The acceleration in the release cycles ensures that we can strive for ever more immersive experiences without having to wait for years to push the creative envelope. This is incredibly exciting for our creative and development teams, but it creates some new challenges too.
At AKQA, one of our core values is Quality, which we guarantee through rigorous testing. The migration from testing a discreet number of browsers on key OSes to an extensive matrix of browser vendors, versions and OSes has its implications in time and cost.
Depending upon the browser, this acceleration in releases has created either a universe of competing and conflicting versions or a core audience of users running the latest version.
Chrome, Firefox and Opera are auto-updating, ensuring that users can simply upgrade their browser by clicking through a number of confirmation messages. The resulting user base on older versions is therefore relatively small, which may be considered irrelevant to our solution design or testing.

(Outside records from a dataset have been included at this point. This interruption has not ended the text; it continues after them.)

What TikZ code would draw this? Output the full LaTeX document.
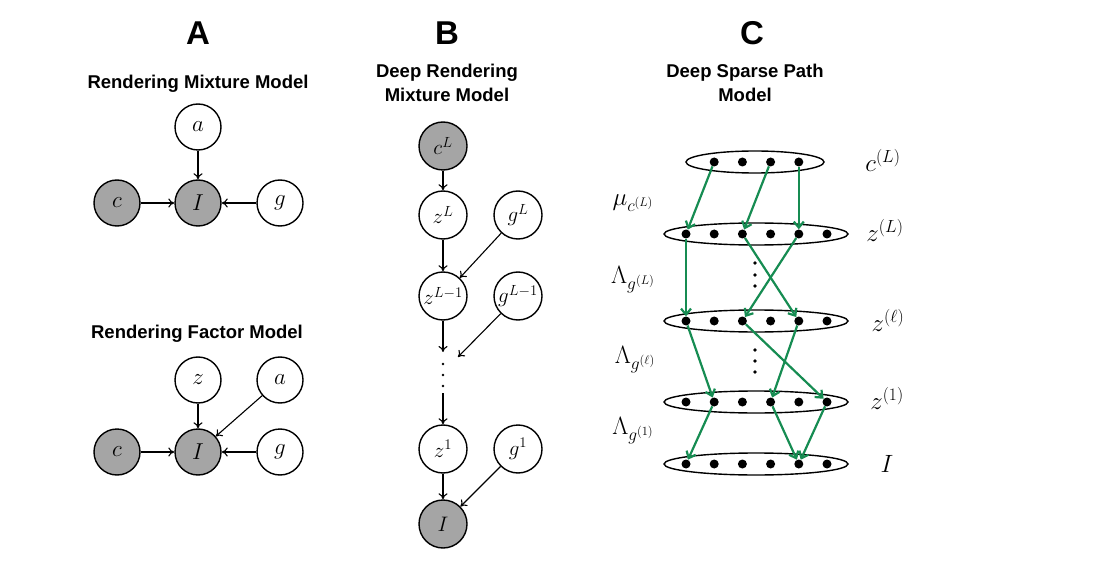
\RequirePackage{fix-cm}
\documentclass[tikz,border=0pt]{standalone}
\usepackage{fontspec}
\usepackage{amsmath}
\usepackage{amssymb}
\usetikzlibrary{arrows.meta,shapes.geometric}
\newfontfamily\headfont{Liberation Sans}
\definecolor{pathgreen}{RGB}{22,140,82}
\definecolor{obsgray}{RGB}{165,165,165}

\begin{document}
\begin{tikzpicture}[x=1pt, y=-1pt,
    var/.style={circle, draw=black, line width=1.4pt, minimum size=46pt, inner sep=0pt,
        font=\fontsize{23}{27}\selectfont},
    obs/.style={var, fill=obsgray},
    deepvar/.style={var, minimum size=48pt, font=\fontsize{21}{25}\selectfont},
    deepobs/.style={deepvar, fill=obsgray},
    edge/.style={-{Computer Modern Rightarrow[length=6pt,width=9pt]}, line width=1.1pt},
    letter/.style={font=\headfont\bfseries\fontsize{33}{36}\selectfont, anchor=base},
    heading/.style={font=\headfont\bfseries\fontsize{18.5}{24}\selectfont, anchor=base, align=center},
    layer/.style={ellipse, draw=black, line width=1.4pt, minimum height=22pt, inner sep=0pt},
    dot/.style={circle, fill=black, minimum size=9pt, inner sep=0pt},
    flow/.style={-{Straight Barb[length=6pt,width=10pt]}, draw=pathgreen, line width=2.2pt},
    lbl/.style={font=\fontsize{25}{30}\selectfont},
    wlbl/.style={font=\fontsize{25}{30}\selectfont}]
    \useasboundingbox (0,0) rectangle (1113,561);

    % panel A
    \node[letter] (hA) at (198,45) {A};
    \node[heading] (tA1) at (198,89) {Rendering Mixture Model};
    \node[var] (a1) at (198,127) {$a$};
    \node[obs] (c1) at (117,203) {$c$};
    \node[obs] (I1) at (198,203) {$I$};
    \node[var] (g1) at (280,203) {$g$};
    \draw[edge] (a1) -- (I1);
    \draw[edge] (c1) -- (I1);
    \draw[edge] (g1) -- (I1);

    \node[heading] (tA2) at (197,338) {Rendering Factor Model};
    \node[var] (z2) at (198,380) {$z$};
    \node[var] (a2) at (280,380) {$a$};
    \node[obs] (c2) at (117,452) {$c$};
    \node[obs] (I2) at (198,452) {$I$};
    \node[var] (g2) at (280,452) {$g$};
    \draw[edge] (z2) -- (I2);
    \draw[edge] (a2) -- (I2);
    \draw[edge] (c2) -- (I2);
    \draw[edge] (g2) -- (I2);

    % panel B
    \node[letter] (hB) at (447,45) {B};
    \node[heading] (tB) at (447,102) {Deep Rendering\\Mixture Model};
    \node[deepobs] (cB) at (443,146) {$c^L$};
    \node[deepvar] (zB1) at (443,215) {$z^L$};
    \node[deepvar] (gB1) at (518,215) {$g^L$};
    \node[deepvar] (zB2) at (443,296) {$z^{L-1}$};
    \node[deepvar] (gB2) at (518,296) {$g^{L-1}$};
    \node[deepvar] (zB3) at (443,449) {$z^1$};
    \node[deepvar] (gB3) at (518,449) {$g^1$};
    \node[deepobs] (IB) at (443,524) {$I$};
    \coordinate (vin) at (443,352);
    \coordinate (gin) at (458,357);
    \coordinate (vout) at (443,393);
    \foreach \y in {364,375,386}
        \fill (443,\y) circle (1.3pt);
    \draw[edge] (cB) -- (zB1);
    \draw[edge] (zB1) -- (zB2);
    \draw[edge] (gB1) -- (zB2);
    \draw[edge] (zB2) -- (vin);
    \draw[edge] (gB2) -- (gin);
    \draw[edge] (vout) -- (zB3);
    \draw[edge] (zB3) -- (IB);
    \draw[edge] (gB3) -- (IB);

    % panel C
    \node[letter] (hC) at (752,45) {C};
    \node[heading] (tC) at (745,102) {Deep Sparse Path\\Model};
    \node[layer, minimum width=138pt] (top) at (755,162) {};
    \node[layer, minimum width=184pt] (lay1) at (756,234) {};
    \node[layer, minimum width=184pt] (lay2) at (756,321) {};
    \node[layer, minimum width=184pt] (lay3) at (756,402) {};
    \node[layer, minimum width=184pt] (lay4) at (756,464) {};
    \foreach \i in {2,...,5}
        \node[dot] (ct\i) at ({686+28.2*(\i-1)},162) {};
    \foreach \i in {1,...,6} {
        \node[dot] (za\i) at ({686+28.2*(\i-1)},234) {};
        \node[dot] (zb\i) at ({686+28.2*(\i-1)},321) {};
        \node[dot] (zc\i) at ({686+28.2*(\i-1)},402) {};
        \node[dot] (im\i) at ({686+28.2*(\i-1)},464) {};
    }
    \foreach \y in {263,275,286,350,361,372}
        \fill (755,\y) circle (1.8pt);
    \draw[flow] (ct2) -- (za1);
    \draw[flow] (ct4) -- (za3);
    \draw[flow] (ct5) -- (za5);
    \draw[flow] (za1) -- (zb1);
    \draw[flow] (za3) -- (zb5);
    \draw[flow] (za5) -- (zb3);
    \draw[flow] (zb1) -- (zc2);
    \draw[flow] (zb3) -- (zc6);
    \draw[flow] (zb5) -- (zc4);
    \draw[flow] (zc2) -- (im1);
    \draw[flow] (zc4) -- (im5);
    \draw[flow] (zc6) -- (im5);

    \node[lbl] (lc) at (883,160) {$c^{(L)}$};
    \node[lbl] (lza) at (885,230) {$z^{(L)}$};
    \node[lbl] (lzb) at (888,320) {$z^{(\ell)}$};
    \node[lbl] (lzc) at (887,398) {$z^{(1)}$};
    \node[lbl] (lim) at (887,464) {$I$};
    \node[wlbl] (wmu) at (633,203) {$\mu_{c^{(L)}}$};
    \node[wlbl] (wa) at (633,280) {$\Lambda_{g^{(L)}}$};
    \node[wlbl] (wb) at (635,360) {$\Lambda_{g^{(\ell)}}$};
    \node[wlbl] (wc) at (633,431) {$\Lambda_{g^{(1)}}$};
\end{tikzpicture}
\end{document}
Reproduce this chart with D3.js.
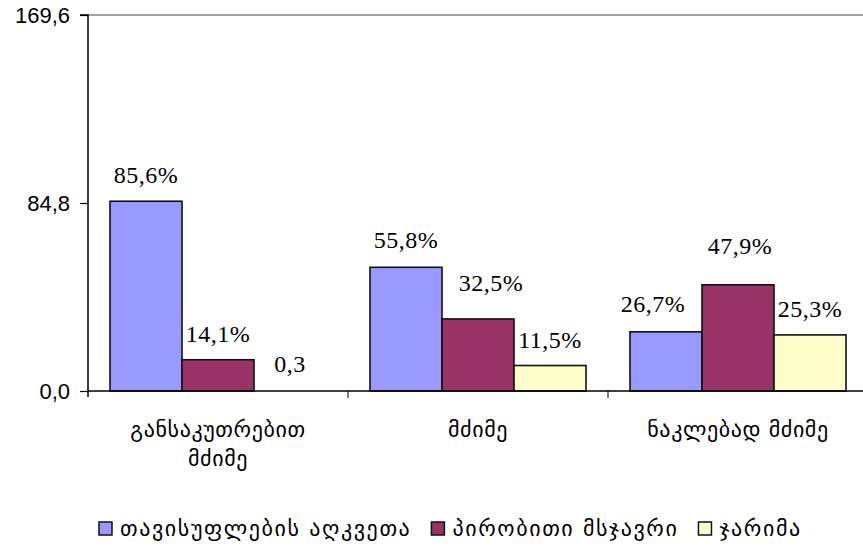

Updating IE, however, is far more challenging, users have to be familiar with Windows Update picking the key updates required or update everything. Large scale updates are enough to put off most users. The result is a large number of users running a variety of IE versions, including major releases and point updates. This creates significant issues for our teams as the capability, performance and quality of IE ranges dramatically between versions. Depending upon the campaign and target audience this results in increased time and costs.
Microsoft isn't helping things either. While the latest releases of Chrome, Firefox, Safari and Opera continue to support Windows XP, accounting for 50 per cent (according to NetMarketShare) of the PC desktop market, Microsoft stopped with IE8.